ImperialCollegeLondon / SWMManywhere

SWMManywhere is used to derive and simulate a sewer network anywhere in the world
https://imperialcollegelondon.github.io/SWMManywhere/
BSD 3-Clause "New" or "Revised" License
4 stars 1 forks source link

Using Leiden instead of Louvain for community detection #319

Open cheginit opened 2 days ago

cheginit commented 2 days ago

While working on a project, I found this package called leidenalg. Based on my experience, it produces higher quality communities than Networkx's Louvain and tends to be faster. Here's an example of how it can be used to generate communities from a networkx graph object:

import networkx as nx
import igraph as ig
import leidenalg as la
import cytoolz.curried as tlz

def _create_subgraph(
    graph: nx.DiGraph,
    nodes: Iterable[int],
    name: str | int | None = None,
    largest: bool = False,
) -> nx.DiGraph:
    """Create a subgraph from a networkx.DiGraph and list of nodes."""
    sub_graph = graph.__class__()
    sub_graph.add_nodes_from((n, graph.nodes[n]) for n in nodes)
    if sub_graph.is_multigraph():
        sub_graph.add_edges_from(
            (n, nbr, key, d)
            for n, nbrs in graph.adj.items()
            if n in nodes
            for nbr, keydict in nbrs.items()
            if nbr in nodes
            for key, d in keydict.items()
        )
    else:
        sub_graph.add_edges_from(
            (n, nbr, d)
            for n, nbrs in graph.adj.items()
            if n in nodes
            for nbr, d in nbrs.items()
            if nbr in nodes
        )
    sub_graph.graph.update(graph.graph)  # pyright: ignore[reportGeneralTypeIssues]
    if name is not None:
        nx.function.set_edge_attributes(sub_graph, name, "community")
    if largest:
        if graph.is_directed():
            conn = max(nx.weakly_connected_components(sub_graph), key=len)
        else:
            conn = max(nx.connected_components(sub_graph), key=len)
        sub_graph = _create_subgraph(sub_graph, conn, name, largest=False)
    return nx.algorithms.tree.minimum_spanning_tree(sub_graph.to_undirected()).to_directed()

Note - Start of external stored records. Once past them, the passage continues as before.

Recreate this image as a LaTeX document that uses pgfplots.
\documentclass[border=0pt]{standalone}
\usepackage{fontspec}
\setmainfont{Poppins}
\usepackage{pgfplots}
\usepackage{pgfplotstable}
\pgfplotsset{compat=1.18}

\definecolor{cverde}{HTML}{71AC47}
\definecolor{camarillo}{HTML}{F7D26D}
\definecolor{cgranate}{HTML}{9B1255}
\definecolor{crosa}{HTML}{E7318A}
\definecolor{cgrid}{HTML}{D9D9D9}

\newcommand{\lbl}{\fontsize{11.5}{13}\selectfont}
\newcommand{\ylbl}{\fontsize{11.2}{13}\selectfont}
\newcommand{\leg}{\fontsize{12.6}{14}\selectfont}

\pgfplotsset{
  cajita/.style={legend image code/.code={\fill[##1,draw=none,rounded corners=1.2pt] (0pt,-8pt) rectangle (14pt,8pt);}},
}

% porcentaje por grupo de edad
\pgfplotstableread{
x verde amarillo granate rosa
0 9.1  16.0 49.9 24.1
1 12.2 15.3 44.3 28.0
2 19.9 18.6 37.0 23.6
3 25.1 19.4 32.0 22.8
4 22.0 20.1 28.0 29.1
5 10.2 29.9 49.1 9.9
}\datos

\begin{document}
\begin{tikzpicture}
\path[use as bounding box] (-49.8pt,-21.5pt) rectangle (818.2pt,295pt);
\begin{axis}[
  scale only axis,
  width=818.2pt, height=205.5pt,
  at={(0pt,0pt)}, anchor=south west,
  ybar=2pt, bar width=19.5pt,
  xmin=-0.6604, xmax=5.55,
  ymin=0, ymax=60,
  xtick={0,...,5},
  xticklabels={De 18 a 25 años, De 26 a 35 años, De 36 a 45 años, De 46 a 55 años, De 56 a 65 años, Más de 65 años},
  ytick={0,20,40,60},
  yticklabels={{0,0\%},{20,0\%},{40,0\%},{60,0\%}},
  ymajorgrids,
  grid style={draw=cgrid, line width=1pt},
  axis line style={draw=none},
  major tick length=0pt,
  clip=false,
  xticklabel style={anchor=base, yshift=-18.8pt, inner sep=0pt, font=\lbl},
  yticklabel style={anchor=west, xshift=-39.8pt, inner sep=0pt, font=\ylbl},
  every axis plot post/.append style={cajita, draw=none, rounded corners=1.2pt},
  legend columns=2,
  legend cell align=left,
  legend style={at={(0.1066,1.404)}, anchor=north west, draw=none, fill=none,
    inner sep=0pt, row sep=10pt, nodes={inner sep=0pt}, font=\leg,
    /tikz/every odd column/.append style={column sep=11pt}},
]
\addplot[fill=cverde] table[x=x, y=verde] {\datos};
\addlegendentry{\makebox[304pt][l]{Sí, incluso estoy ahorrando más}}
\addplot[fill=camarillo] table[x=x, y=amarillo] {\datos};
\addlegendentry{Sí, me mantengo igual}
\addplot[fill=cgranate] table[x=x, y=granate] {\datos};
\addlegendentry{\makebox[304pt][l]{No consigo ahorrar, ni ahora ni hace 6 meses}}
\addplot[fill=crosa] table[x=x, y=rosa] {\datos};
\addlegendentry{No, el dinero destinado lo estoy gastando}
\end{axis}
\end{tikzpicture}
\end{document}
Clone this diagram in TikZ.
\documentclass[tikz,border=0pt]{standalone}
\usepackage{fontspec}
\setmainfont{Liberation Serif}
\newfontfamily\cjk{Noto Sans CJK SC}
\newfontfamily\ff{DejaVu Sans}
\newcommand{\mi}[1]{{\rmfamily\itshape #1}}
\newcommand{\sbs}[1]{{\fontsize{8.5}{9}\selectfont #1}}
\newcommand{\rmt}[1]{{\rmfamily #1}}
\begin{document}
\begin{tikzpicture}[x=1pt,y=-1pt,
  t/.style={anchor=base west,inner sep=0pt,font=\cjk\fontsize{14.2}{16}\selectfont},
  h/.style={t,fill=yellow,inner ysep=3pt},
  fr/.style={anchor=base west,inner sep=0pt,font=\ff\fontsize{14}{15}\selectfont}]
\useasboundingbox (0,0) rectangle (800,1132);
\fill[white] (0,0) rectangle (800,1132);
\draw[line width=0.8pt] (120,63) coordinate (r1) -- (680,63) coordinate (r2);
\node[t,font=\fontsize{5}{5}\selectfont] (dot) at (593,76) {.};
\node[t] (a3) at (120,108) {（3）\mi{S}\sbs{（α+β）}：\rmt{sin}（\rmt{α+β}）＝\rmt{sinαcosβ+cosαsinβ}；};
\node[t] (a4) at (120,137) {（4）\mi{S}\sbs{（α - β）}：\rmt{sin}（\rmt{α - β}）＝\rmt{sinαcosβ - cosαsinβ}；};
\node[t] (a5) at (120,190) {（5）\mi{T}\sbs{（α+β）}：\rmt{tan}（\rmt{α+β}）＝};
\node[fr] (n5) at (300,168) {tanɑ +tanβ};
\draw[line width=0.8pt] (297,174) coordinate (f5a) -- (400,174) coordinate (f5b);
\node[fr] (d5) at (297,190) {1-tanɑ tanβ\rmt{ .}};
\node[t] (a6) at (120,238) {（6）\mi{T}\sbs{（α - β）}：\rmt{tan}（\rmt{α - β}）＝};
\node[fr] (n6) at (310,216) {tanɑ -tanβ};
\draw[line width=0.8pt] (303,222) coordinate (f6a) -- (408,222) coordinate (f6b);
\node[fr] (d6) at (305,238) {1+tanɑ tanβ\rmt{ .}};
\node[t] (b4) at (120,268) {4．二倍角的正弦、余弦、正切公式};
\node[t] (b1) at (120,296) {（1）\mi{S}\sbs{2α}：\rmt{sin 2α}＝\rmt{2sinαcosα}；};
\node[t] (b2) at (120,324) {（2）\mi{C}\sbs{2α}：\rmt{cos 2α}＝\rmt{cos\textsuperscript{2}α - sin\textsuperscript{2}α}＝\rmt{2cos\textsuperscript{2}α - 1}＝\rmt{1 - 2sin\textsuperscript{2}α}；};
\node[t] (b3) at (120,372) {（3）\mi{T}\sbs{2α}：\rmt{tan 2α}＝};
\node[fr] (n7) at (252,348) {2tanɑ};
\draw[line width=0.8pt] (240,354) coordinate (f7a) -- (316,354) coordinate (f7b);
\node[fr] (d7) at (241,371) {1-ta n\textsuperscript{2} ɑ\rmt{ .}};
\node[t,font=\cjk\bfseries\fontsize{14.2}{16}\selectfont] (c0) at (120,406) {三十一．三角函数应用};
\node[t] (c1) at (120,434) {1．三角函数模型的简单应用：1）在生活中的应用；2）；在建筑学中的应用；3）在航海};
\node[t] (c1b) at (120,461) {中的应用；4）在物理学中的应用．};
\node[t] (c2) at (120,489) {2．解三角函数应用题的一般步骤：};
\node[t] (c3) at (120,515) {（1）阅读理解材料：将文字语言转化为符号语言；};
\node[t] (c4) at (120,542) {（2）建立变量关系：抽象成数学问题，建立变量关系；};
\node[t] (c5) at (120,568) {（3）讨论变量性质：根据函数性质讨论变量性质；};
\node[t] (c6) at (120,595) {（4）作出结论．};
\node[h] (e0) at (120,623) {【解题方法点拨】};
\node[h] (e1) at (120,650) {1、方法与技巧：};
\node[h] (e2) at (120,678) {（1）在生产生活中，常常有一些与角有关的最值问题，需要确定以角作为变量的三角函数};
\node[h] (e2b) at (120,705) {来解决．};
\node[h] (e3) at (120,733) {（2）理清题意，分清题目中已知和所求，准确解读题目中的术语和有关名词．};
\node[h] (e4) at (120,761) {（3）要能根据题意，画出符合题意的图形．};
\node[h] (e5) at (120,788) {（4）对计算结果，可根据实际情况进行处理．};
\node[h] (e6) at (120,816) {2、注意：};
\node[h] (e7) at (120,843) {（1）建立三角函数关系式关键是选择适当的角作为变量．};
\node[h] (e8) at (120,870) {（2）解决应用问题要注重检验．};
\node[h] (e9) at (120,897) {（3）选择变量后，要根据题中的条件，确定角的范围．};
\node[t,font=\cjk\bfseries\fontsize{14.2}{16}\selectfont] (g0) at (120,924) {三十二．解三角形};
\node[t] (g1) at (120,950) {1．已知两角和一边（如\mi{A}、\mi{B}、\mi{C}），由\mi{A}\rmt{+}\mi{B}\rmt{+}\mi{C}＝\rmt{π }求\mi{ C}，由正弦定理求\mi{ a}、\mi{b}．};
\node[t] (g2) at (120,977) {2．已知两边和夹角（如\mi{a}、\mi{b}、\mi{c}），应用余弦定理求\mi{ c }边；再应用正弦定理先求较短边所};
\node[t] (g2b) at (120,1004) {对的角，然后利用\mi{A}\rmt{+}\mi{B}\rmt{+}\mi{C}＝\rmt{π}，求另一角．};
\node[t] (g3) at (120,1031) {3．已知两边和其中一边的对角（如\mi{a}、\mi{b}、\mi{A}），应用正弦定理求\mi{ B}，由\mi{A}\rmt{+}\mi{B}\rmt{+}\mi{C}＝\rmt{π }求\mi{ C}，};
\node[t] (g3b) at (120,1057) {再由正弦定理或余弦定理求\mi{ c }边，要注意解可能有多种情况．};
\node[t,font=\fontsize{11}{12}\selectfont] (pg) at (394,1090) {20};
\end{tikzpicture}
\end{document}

def communities(graph: nx.DiGraph, resolution: float = 1e-5) -> list[nx.DiGraph]:
    """Get communities from a street network.

    Parameters
    ----------
    graph : nx.DiGraph
        The street network.
    resolution : float, optional
        A higher resolution favors detecting smaller, more granular
        communities, while a lower resolution tends to merge smaller
        communities into larger ones. Defaults to ``1e-5``.

    Returns
    -------
    list of networkx.DiGraph
        The communities as a list of ``networkx.DiGraph``.
    """
    graph_ig = ig.Graph.from_networkx(graph.to_undirected())
    graph_ig.vs["community"] = la.find_partition(
        graph_ig,
        la.CPMVertexPartition,
        seed=42,
        resolution_parameter=resolution,
    ).membership
    gnx = graph_ig.to_networkx()
    comm = nx.get_node_attributes(gnx, "community")
    nodes_nx = tlz.merge_with(list, ({p: i} for i, p in comm.items()))
    return [
        _create_subgraph(graph, c, i, largest=True)
        for i, c in nodes_nx.items()  # pyright: ignore[reportArgumentType]
    ]
barneydobson commented 2 days ago

Awesome - I've noted it in #227 which is the overview of subbasin delineation/community detection issue.

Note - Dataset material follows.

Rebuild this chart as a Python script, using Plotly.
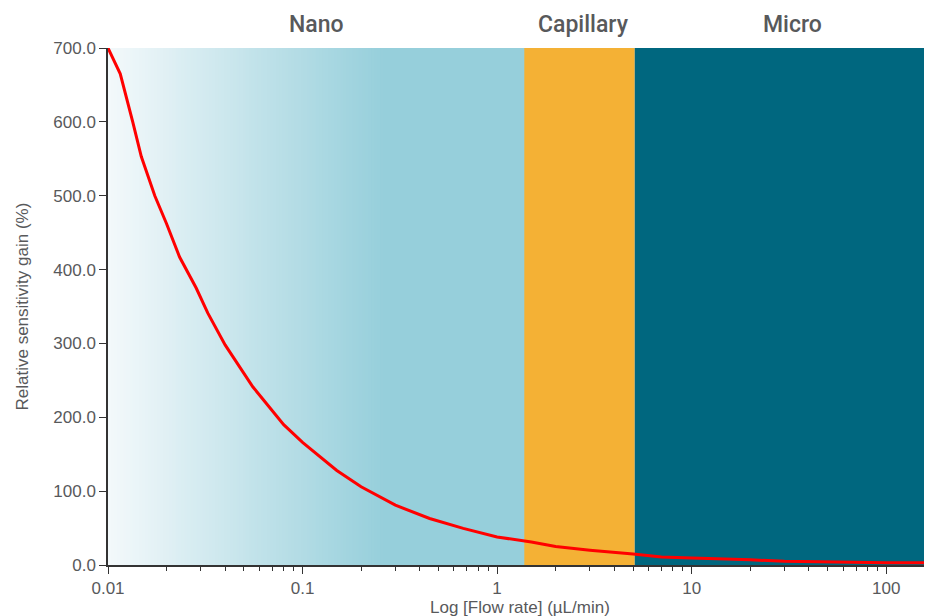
import math
import plotly.graph_objects as go

# Data
flow_rate = [0.01, 0.01156, 0.0134, 0.01483, 0.0174, 0.02, 0.02333, 0.0284, 0.0326, 0.04,
             0.0556, 0.08, 0.1, 0.15, 0.2, 0.3, 0.45, 0.67, 1.0, 1.5, 2.0, 3.0, 5.0, 7.0,
             10.0, 15.0, 20.0, 30.0, 50.0, 100.0, 172.0]
sensitivity_gain = [700, 665, 600, 553, 500, 462, 417, 375, 341, 298,
                    241, 190, 166, 128, 106, 81, 63, 49.6, 38, 31, 25, 20, 15, 11,
                    9.5, 8.5, 7, 5, 4, 3, 3]

region_names = ["Nano", "Capillary", "Micro"]
region_label_x = [0.118, 2.78, 33.0]
region_bounds = [0.01, 1.38, 5.1, 172.0]
region_colors = ["#96cfdb", "#f4b135", "#00677f"]
nano_light = "#f4f9fb"
nano_gradient_end = 0.26

y_ticks = [0, 100, 200, 300, 400, 500, 600, 700]
x_ticks = [0.01, 0.1, 1, 10, 100]
x_tick_labels = ["0.01", "0.1", "1", "10", "100"]

fig = go.Figure()

def hex2rgb(h):
    h = h.lstrip("#")
    return tuple(int(h[i:i + 2], 16) for i in (0, 2, 4))

shapes = []
# Nano gradient: overlapping strips, each reaching to the end of the Nano band
c0 = hex2rgb(nano_light)
c1 = hex2rgb(region_colors[0])
n = 90
l0 = math.log10(region_bounds[0])
l1 = math.log10(nano_gradient_end)
for i in range(n):
    a = l0 + (l1 - l0) * i / n
    t = (i + 0.5) / n
    col = "rgb(%d,%d,%d)" % tuple(round(c0[k] + (c1[k] - c0[k]) * t) for k in range(3))
    shapes.append(dict(type="rect", xref="x", yref="y", x0=10 ** a, x1=region_bounds[1],
                       y0=0, y1=700, fillcolor=col, line=dict(width=0), layer="below"))
shapes.append(dict(type="rect", xref="x", yref="y", x0=nano_gradient_end, x1=region_bounds[1],
                   y0=0, y1=700, fillcolor=region_colors[0], line=dict(width=0), layer="below"))
for i in (1, 2):
    shapes.append(dict(type="rect", xref="x", yref="y", x0=region_bounds[i], x1=region_bounds[i + 1],
                       y0=0, y1=700, fillcolor=region_colors[i], line=dict(width=0), layer="below"))

text_color = "#58595b"
font_main = "Liberation Sans, Arial"

annotations = []
for name, lx in zip(region_names, region_label_x):
    annotations.append(dict(x=math.log10(lx), y=1.0, xref="x", yref="paper", yanchor="middle",
                            yshift=24, text=name, showarrow=False,
                            font=dict(family="Roboto", size=23, color=text_color, weight=500)))
# Axis titles
annotations.append(dict(x=0.5, y=0, xref="paper", yref="paper", yanchor="middle", yshift=-42,
                        text="Log [Flow rate] (µL/min)", showarrow=False,
                        font=dict(family=font_main, size=17, color=text_color)))
annotations.append(dict(x=0, y=0.5, xref="paper", yref="paper", xanchor="center", xshift=-86,
                        text="Relative sensitivity gain (%)", textangle=-90, showarrow=False,
                        font=dict(family=font_main, size=17, color=text_color)))

fig.add_trace(go.Scatter(x=flow_rate, y=sensitivity_gain, mode="lines",
                         line=dict(color="#ff0000", width=3), showlegend=False))

minor_vals = []
for d in [0.01, 0.1, 1, 10, 100]:
    for m in range(2, 10):
        v = d * m
        if v <= region_bounds[-1]:
            minor_vals.append(v)

# The page places the figure 8px from the top-left corner
fig.update_layout(
    width=924, height=608,
    margin=dict(l=100, r=0, t=40, b=51),
    paper_bgcolor="white", plot_bgcolor="white",
    shapes=shapes, annotations=annotations,
    font=dict(family=font_main, color=text_color),
    xaxis=dict(type="log", range=[math.log10(region_bounds[0]), math.log10(region_bounds[-1])],
               tickvals=x_ticks, ticktext=x_tick_labels, ticks="outside", ticklen=7,
               tickcolor="#333333", tickwidth=1.3, automargin=False,
               minor=dict(tickvals=minor_vals, ticks="outside", ticklen=4, tickcolor="#333333",
                          showgrid=False),
               showline=True, linecolor="#333333", linewidth=1.5, showgrid=False, zeroline=False,
               tickfont=dict(size=17, color=text_color)),
    yaxis=dict(range=[0, 700], tickvals=y_ticks, tickformat=".1f", ticks="outside", ticklen=7,
               tickcolor="#333333", tickwidth=1.3, automargin=False,
               showline=True, linecolor="#333333", linewidth=1.5, showgrid=False, zeroline=False,
               tickfont=dict(size=17, color=text_color)),
)

fig.write_html("out.html")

szhorvat commented 2 days ago

This algorithm is also included in igraph directly: https://python.igraph.org/en/stable/api/igraph.Graph.html#community_leiden

The igraph version is faster but less flexible (fewer objective functions, no support for directed graphs) than the leidenalg version.

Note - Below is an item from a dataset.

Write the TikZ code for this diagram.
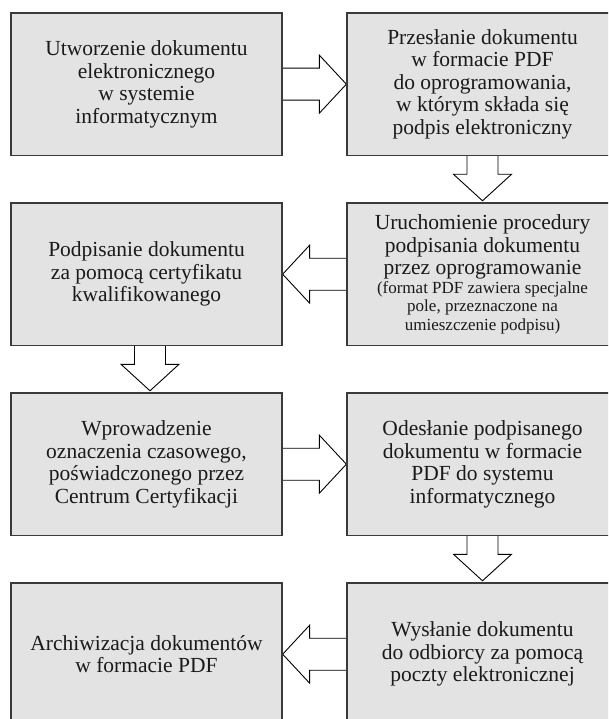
\documentclass[tikz,border=0pt]{standalone}
\usepackage{fontspec}
\setmainfont{Liberation Serif}
\usetikzlibrary{calc,backgrounds}
\definecolor{boxfill}{HTML}{E2E3E2}
\definecolor{boxline}{HTML}{3A3A3A}
\definecolor{ink}{HTML}{1A1A1A}
\newcommand\notesize{\fontsize{17}{18}\selectfont}
\tikzset{
  stepbox/.style={draw=boxline, line width=1.3pt, fill=boxfill,
    minimum width=271pt, minimum height=142.5pt, inner sep=0pt,
    align=center, text=ink, font=\fontsize{21.5}{22.5}\selectfont},
  blockarrow/.style={draw=black, line width=0.9pt, fill=white, line join=miter},
}
% hollow block arrows between boxes
\newcommand\arrowright[2]{%
  \draw[blockarrow] let \p1=(#1.east), \p2=(#2.west) in
    (\x1,\y1+16pt) -- (\x2-27pt,\y1+16pt) -- (\x2-27pt,\y1+29pt) -- (\x2,\y1)
    -- (\x2-27pt,\y1-29pt) -- (\x2-27pt,\y1-16pt) -- (\x1,\y1-16pt);}
\newcommand\arrowleft[2]{%
  \draw[blockarrow] let \p1=(#1.west), \p2=(#2.east) in
    (\x1,\y1+16pt) -- (\x2+27pt,\y1+16pt) -- (\x2+27pt,\y1+29pt) -- (\x2,\y1)
    -- (\x2+27pt,\y1-29pt) -- (\x2+27pt,\y1-16pt) -- (\x1,\y1-16pt);}
\newcommand\arrowdown[3][0pt]{%
  \draw[blockarrow] let \p1=($(#2.south)+(#1,0pt)$), \p2=(#3.north) in
    (\x1-15.5pt,\y1) -- (\x1-15.5pt,\y2+28pt) -- (\x1-29pt,\y2+28pt) -- (\x1,\y2+1.5pt)
    -- (\x1+29pt,\y2+28pt) -- (\x1+15.5pt,\y2+28pt) -- (\x1+15.5pt,\y1);}
\begin{document}
\begin{tikzpicture}[x=1pt,y=-1pt]
  \useasboundingbox (0,0) rectangle (608,719);
  \clip (0,0) rectangle (608,719);

  \node[stepbox] (create)  at (146.5,84.2)  {Utworzenie dokumentu\\ elektronicznego\\ w systemie\\ informatycznym};
  \node[stepbox] (send)    at (482.5,84.2)  {Przesłanie dokumentu\\ w formacie PDF\\ do oprogramowania,\\ w którym składa się\\ podpis elektroniczny};
  \node[stepbox] (launch)  at (482.5,274.2) {Uruchomienie procedury\\ podpisania dokumentu\\ przez oprogramowanie\\[-4pt]
    {\notesize (format PDF zawiera specjalne}\\[-4pt] {\notesize pole, przeznaczone na}\\[-4pt] {\notesize umieszczenie podpisu)}};
  \node[stepbox] (sign)    at (146.5,274.2) {Podpisanie dokumentu\\ za pomocą certyfikatu\\ kwalifikowanego};
  \node[stepbox] (stamp)   at (146.5,464.2) {Wprowadzenie\\ oznaczenia czasowego,\\ poświadczonego przez\\ Centrum Certyfikacji};
  \node[stepbox] (return)  at (482.5,464.2) {Odesłanie podpisanego\\ dokumentu w formacie\\ PDF do systemu\\ informatycznego};
  \node[stepbox] (mail)    at (482.5,654.2) {Wysłanie dokumentu\\ do odbiorcy za pomocą\\ poczty elektronicznej};
  \node[stepbox] (archive) at (146.5,654.2) {Archiwizacja dokumentów\\ w formacie PDF};

  \begin{scope}[on background layer]
    \arrowright{create}{send}
    \arrowdown{send}{launch}
    \arrowleft{launch}{sign}
    \arrowdown[3.5pt]{sign}{stamp}
    \arrowright{stamp}{return}
    \arrowdown{return}{mail}
    \arrowleft{mail}{archive}
  \end{scope}
\end{tikzpicture}
\end{document}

barneydobson commented 2 days ago

Thanks @szhorvat - igraph looks super helpful, as ultimately, I would envisage offering a range of options for a user to further customise the communities. I think it is fine to have just modularity objective and use of undirected graphs in this case - indeed that is how this community detection step currently works. The only point at which swmmanywhere requires a directed graph is for shortest path optimization of the pipe network topology, since slope is a directed variable. But community detection in this step is more focussed on eliminating or retaining potential pipe-carrying links based on the hydrological subbasins and the road network communities (more info in #227 ).